>>>>

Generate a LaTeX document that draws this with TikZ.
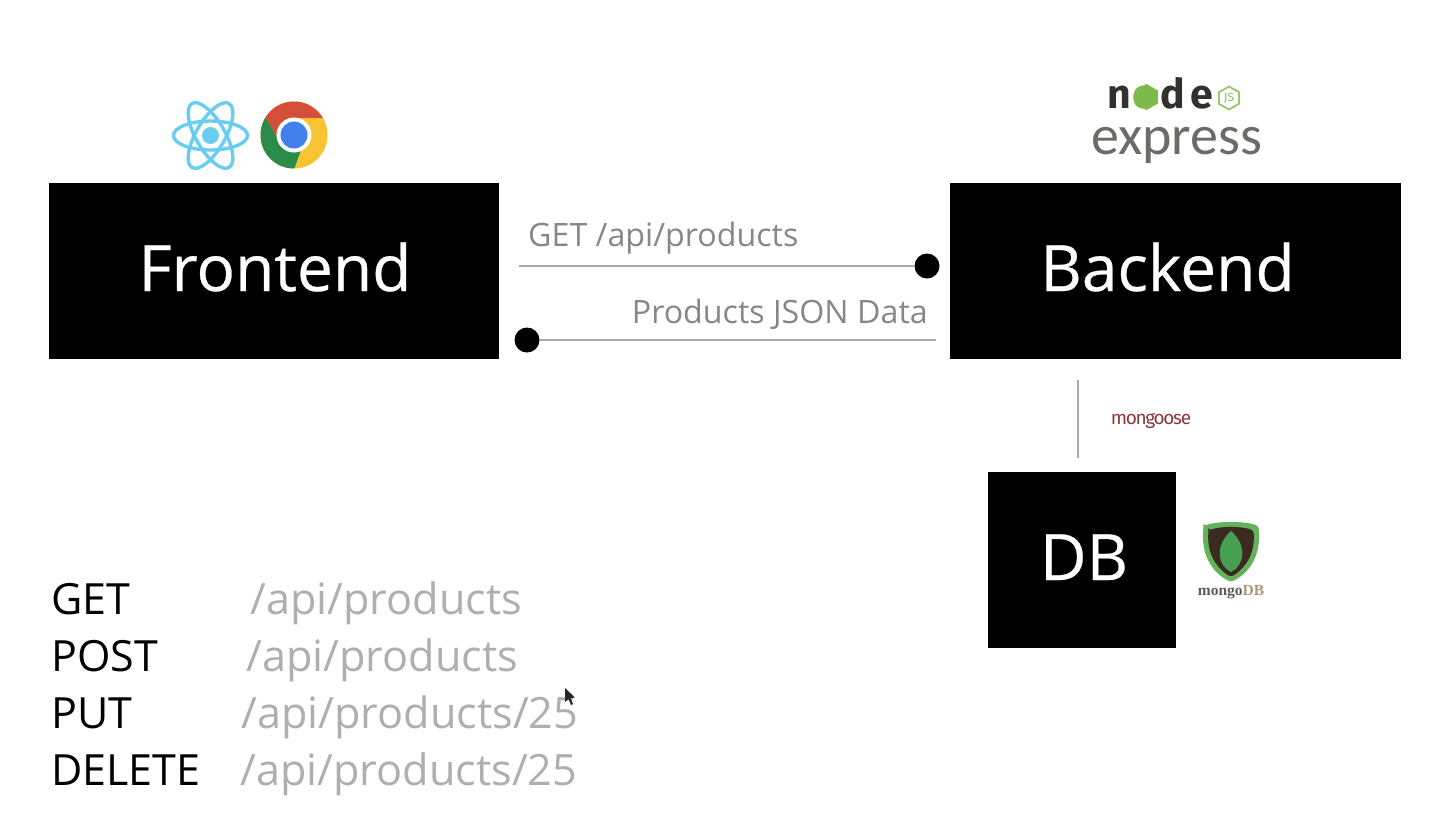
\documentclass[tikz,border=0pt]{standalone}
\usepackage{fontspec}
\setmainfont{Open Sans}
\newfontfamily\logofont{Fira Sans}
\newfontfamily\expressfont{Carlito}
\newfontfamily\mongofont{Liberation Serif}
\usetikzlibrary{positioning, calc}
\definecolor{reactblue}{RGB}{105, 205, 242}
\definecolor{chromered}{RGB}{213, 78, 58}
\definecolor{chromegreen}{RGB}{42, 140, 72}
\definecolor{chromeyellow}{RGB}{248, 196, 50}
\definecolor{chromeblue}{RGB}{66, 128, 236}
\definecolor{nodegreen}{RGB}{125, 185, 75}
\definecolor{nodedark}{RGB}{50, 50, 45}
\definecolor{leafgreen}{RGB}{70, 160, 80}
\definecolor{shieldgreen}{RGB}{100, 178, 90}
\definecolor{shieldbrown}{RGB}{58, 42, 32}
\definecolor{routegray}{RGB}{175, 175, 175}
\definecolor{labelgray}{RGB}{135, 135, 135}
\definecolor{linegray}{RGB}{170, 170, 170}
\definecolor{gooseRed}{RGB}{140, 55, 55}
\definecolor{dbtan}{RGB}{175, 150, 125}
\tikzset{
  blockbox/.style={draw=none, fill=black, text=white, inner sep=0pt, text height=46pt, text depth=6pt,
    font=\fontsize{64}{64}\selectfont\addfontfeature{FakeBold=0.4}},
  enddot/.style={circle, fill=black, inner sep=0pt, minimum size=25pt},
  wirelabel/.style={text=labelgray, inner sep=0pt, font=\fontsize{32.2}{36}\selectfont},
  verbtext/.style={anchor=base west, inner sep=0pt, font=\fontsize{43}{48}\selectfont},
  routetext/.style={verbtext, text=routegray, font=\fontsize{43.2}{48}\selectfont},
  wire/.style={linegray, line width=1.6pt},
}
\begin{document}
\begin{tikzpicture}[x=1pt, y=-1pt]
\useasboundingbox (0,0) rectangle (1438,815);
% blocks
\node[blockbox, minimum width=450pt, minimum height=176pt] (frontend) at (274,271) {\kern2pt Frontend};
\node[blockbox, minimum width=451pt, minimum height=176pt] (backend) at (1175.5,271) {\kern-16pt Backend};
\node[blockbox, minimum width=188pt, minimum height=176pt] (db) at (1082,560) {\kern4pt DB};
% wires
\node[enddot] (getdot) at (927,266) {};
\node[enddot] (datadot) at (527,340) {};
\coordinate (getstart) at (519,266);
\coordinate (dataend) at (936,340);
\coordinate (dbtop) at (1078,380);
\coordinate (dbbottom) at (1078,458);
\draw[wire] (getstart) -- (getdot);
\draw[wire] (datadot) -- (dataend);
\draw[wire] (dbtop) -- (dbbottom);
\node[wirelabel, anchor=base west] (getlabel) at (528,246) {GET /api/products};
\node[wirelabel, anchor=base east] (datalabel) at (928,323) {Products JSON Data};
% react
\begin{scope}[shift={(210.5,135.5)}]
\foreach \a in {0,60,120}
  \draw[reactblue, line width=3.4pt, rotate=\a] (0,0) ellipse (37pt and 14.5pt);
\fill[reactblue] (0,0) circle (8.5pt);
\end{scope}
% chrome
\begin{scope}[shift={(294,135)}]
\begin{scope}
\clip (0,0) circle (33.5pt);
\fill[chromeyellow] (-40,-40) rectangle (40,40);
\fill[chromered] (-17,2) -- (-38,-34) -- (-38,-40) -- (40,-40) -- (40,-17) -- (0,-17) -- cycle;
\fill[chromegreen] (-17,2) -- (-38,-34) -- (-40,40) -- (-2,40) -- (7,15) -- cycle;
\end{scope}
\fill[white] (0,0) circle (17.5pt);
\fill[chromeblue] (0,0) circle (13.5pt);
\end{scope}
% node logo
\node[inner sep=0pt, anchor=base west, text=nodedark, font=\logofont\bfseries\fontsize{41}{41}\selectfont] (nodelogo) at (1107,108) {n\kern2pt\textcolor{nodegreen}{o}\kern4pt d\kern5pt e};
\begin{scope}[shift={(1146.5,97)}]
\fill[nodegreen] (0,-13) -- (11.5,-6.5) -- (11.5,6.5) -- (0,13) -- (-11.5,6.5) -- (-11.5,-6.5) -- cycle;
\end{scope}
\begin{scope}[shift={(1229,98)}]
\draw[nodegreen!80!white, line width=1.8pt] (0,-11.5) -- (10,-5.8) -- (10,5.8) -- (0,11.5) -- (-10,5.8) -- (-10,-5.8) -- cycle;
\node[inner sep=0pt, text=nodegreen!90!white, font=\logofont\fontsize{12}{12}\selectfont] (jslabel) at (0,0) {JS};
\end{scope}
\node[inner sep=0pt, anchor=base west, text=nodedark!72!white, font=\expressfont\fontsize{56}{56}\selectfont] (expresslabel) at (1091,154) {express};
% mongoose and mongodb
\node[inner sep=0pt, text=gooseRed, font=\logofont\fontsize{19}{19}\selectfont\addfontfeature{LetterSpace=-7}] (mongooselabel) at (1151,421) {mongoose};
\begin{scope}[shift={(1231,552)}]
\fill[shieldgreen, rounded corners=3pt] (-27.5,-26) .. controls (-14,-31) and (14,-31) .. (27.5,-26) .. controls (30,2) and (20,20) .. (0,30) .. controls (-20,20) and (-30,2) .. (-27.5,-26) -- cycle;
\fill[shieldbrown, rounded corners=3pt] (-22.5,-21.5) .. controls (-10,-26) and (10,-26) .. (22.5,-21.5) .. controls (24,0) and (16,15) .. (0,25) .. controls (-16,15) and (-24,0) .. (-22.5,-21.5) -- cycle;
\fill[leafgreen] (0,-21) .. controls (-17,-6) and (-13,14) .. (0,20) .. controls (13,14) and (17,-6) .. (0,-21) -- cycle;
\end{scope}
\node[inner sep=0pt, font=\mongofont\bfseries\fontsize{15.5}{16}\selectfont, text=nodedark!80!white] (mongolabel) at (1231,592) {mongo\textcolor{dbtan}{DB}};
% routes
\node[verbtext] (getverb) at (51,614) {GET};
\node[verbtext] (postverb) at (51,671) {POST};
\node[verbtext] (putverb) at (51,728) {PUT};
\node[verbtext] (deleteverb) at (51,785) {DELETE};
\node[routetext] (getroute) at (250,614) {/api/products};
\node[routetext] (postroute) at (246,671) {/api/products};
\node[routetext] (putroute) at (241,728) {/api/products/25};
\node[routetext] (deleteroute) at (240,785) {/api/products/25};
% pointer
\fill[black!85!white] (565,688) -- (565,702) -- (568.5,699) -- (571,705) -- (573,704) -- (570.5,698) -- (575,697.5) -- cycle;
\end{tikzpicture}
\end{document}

<<<<
>>>>

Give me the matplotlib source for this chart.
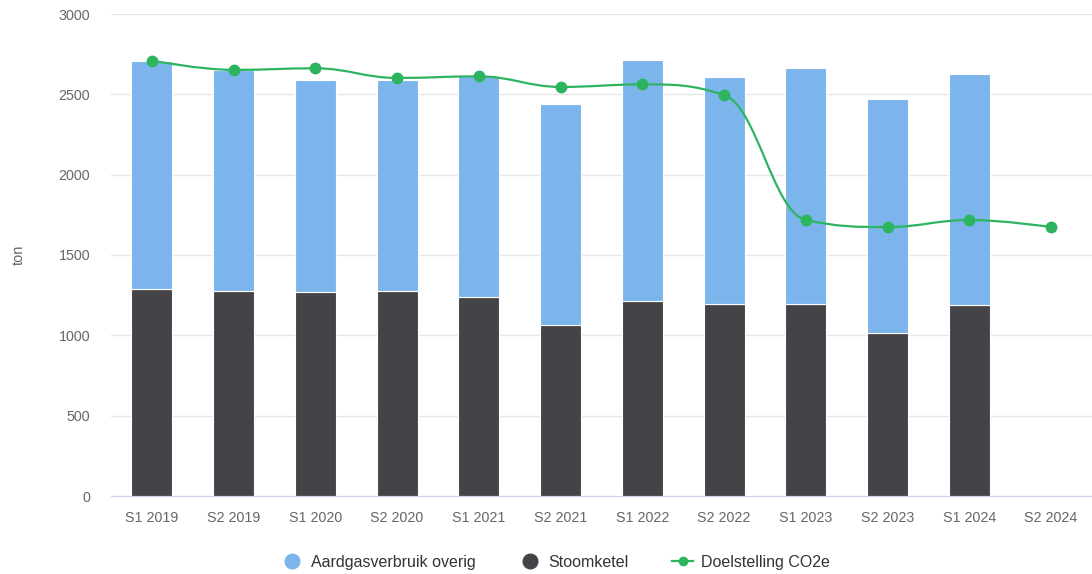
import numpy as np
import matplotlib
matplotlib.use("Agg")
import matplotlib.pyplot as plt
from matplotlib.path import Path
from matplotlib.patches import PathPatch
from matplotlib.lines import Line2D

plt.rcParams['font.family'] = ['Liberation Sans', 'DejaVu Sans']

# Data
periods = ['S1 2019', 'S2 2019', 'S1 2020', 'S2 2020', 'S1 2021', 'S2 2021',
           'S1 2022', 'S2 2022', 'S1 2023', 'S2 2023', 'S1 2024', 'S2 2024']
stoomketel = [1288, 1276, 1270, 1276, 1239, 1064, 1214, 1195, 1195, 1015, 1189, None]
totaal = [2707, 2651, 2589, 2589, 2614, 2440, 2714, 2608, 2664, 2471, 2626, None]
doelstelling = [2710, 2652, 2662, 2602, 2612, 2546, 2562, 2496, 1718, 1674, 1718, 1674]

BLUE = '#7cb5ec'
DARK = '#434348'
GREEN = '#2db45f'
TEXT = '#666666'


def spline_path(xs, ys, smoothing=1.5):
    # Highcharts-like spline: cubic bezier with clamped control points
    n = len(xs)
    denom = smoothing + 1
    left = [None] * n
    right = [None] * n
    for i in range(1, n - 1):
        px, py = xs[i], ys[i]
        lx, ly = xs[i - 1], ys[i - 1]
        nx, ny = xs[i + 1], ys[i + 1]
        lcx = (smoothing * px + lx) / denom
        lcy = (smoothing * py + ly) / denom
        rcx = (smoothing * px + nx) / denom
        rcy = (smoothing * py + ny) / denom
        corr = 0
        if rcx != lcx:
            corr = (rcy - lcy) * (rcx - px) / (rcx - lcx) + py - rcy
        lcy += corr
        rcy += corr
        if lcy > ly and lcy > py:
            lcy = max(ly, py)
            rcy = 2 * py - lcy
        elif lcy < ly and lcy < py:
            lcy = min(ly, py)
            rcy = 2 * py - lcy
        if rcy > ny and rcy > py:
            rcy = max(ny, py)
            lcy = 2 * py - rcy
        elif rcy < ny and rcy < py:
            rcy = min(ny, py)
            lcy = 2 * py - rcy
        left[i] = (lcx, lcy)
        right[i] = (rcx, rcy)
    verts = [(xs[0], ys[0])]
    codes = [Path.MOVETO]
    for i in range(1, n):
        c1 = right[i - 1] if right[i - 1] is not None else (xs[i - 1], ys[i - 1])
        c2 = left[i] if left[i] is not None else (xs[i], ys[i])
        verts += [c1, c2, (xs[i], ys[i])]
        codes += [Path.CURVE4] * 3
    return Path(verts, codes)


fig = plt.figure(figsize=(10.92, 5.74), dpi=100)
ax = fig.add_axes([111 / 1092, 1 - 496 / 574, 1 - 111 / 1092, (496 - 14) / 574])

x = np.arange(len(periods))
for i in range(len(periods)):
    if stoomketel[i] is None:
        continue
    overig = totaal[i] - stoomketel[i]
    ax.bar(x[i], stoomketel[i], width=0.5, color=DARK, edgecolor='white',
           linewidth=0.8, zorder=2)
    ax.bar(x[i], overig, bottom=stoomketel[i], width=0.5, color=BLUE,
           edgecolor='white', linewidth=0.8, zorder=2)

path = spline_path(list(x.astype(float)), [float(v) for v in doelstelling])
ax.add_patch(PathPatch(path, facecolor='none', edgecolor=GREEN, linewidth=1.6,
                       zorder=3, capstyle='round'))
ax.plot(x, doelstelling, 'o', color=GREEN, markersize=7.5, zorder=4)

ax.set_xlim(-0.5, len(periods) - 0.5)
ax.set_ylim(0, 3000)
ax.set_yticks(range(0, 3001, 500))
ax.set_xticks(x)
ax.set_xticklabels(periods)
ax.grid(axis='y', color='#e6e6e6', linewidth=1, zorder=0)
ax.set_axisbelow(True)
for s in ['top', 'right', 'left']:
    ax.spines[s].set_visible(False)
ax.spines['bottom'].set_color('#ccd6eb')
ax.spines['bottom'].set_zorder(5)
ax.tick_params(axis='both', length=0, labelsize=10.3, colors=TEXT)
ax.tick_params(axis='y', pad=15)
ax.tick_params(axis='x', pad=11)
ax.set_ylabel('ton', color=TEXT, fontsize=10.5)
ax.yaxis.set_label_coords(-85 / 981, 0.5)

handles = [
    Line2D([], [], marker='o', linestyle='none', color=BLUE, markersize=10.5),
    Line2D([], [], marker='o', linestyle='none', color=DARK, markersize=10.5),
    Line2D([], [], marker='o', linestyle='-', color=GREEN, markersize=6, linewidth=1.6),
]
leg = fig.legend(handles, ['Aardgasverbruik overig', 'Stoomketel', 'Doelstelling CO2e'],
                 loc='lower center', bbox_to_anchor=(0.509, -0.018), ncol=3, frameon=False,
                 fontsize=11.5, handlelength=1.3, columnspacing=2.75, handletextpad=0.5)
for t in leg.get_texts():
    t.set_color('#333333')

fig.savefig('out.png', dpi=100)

<<<<
>>>>

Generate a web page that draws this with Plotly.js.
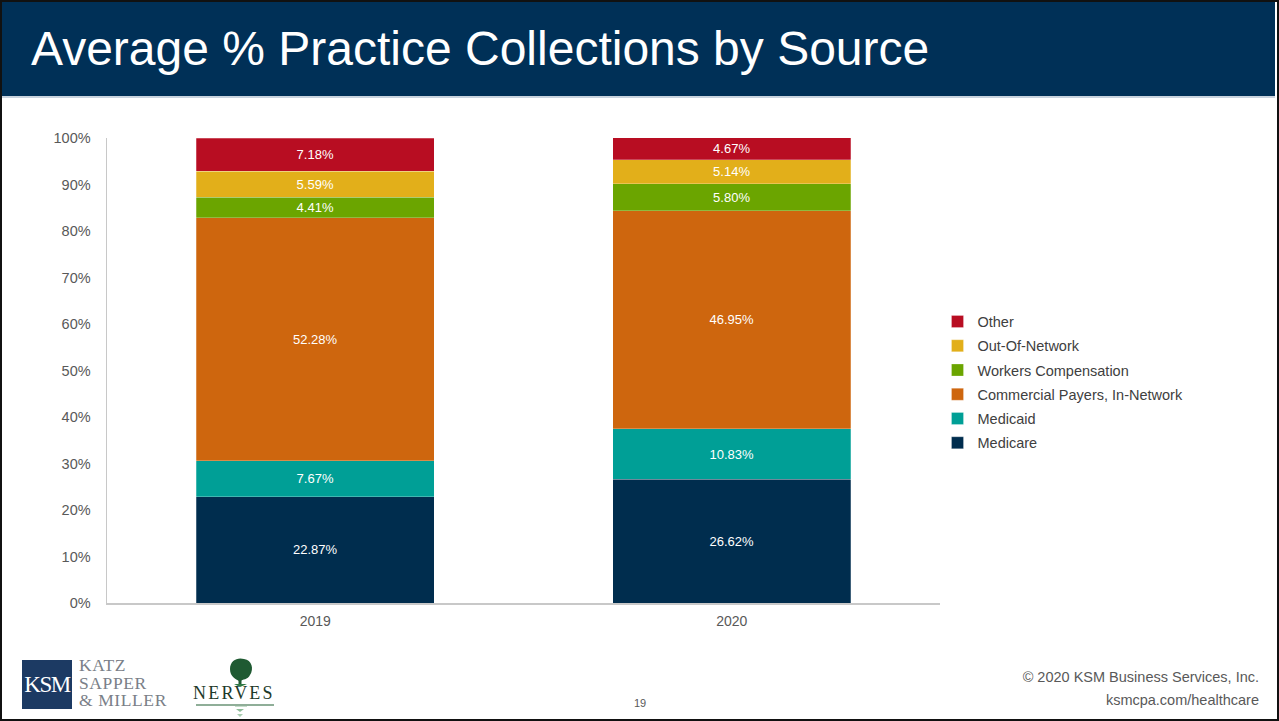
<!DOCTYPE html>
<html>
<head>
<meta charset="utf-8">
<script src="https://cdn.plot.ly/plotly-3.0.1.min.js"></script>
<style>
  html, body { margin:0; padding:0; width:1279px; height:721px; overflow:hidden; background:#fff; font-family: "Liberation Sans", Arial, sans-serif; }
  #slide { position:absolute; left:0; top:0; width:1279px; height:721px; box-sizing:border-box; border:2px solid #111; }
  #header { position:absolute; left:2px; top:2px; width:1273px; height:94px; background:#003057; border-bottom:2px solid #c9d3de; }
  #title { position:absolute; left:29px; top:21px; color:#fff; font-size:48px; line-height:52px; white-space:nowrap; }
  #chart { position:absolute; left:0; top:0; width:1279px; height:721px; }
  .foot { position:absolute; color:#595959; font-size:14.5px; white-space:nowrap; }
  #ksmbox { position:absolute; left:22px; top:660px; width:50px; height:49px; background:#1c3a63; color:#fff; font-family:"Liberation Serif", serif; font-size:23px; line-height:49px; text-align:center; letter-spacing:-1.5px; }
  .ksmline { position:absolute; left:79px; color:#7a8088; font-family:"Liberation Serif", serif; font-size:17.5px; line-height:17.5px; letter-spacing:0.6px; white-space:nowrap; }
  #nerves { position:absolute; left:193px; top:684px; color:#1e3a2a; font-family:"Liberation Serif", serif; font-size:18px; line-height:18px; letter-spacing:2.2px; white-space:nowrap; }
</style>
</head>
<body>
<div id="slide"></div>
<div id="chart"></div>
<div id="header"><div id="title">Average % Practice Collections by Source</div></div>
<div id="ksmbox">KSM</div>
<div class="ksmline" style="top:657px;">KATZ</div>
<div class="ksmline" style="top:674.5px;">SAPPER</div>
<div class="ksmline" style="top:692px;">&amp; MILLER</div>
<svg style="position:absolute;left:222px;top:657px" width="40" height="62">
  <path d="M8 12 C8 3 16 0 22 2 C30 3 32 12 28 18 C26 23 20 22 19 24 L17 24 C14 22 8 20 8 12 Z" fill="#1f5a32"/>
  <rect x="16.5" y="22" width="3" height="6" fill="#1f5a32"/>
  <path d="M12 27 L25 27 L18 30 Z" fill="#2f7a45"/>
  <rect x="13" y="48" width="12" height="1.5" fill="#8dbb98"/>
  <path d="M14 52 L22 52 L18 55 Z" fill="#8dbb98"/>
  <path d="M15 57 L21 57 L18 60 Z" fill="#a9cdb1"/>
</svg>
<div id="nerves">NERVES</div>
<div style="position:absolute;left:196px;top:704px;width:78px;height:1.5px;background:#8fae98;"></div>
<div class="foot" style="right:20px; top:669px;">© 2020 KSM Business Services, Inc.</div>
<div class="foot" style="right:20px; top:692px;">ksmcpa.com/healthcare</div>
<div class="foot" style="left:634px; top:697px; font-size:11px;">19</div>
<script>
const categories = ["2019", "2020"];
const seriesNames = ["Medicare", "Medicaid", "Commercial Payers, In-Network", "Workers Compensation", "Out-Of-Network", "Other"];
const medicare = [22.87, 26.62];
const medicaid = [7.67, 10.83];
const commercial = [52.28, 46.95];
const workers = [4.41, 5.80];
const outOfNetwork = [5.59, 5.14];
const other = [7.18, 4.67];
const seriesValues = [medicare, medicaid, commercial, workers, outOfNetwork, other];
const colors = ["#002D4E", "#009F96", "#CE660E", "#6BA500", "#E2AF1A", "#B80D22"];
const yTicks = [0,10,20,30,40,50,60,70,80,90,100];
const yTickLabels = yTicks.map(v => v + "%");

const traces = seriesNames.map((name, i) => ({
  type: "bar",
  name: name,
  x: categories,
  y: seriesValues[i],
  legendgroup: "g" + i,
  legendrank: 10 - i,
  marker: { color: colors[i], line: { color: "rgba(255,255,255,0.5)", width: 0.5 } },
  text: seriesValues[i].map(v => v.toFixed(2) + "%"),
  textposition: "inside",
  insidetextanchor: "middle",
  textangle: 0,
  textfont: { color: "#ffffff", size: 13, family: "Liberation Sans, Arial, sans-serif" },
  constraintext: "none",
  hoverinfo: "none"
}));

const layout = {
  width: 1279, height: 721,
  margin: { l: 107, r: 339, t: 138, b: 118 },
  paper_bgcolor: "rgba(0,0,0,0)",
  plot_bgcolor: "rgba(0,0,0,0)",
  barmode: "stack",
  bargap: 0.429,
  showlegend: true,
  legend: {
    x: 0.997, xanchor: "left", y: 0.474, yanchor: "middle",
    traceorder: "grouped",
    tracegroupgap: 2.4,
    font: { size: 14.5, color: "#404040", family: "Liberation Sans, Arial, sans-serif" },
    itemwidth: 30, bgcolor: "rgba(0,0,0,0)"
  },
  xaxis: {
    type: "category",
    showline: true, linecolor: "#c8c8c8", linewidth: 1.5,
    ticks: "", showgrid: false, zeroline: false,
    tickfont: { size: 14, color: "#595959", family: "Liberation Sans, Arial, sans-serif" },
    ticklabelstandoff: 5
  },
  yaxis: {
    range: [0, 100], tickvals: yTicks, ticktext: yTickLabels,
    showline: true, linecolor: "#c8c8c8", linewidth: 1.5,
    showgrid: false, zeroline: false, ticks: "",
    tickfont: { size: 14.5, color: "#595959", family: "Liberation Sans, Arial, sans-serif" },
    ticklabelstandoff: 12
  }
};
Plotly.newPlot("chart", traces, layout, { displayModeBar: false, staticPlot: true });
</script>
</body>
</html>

<<<<

**EXERCISE TASK**
Go to the line that contains "Give me the matplotlib source for this chart." and copy from there down to the line that contains "plt.rcParams['font.family'] = ['Liberation", with both lines included. Pass over the pictures.

**EXERCISE ANSWER**
Give me the matplotlib source for this chart.
import numpy as np
import matplotlib
matplotlib.use("Agg")
import matplotlib.pyplot as plt
from matplotlib.path import Path
from matplotlib.patches import PathPatch
from matplotlib.lines import Line2D

plt.rcParams['font.family'] = ['Liberation Sans', 'DejaVu Sans']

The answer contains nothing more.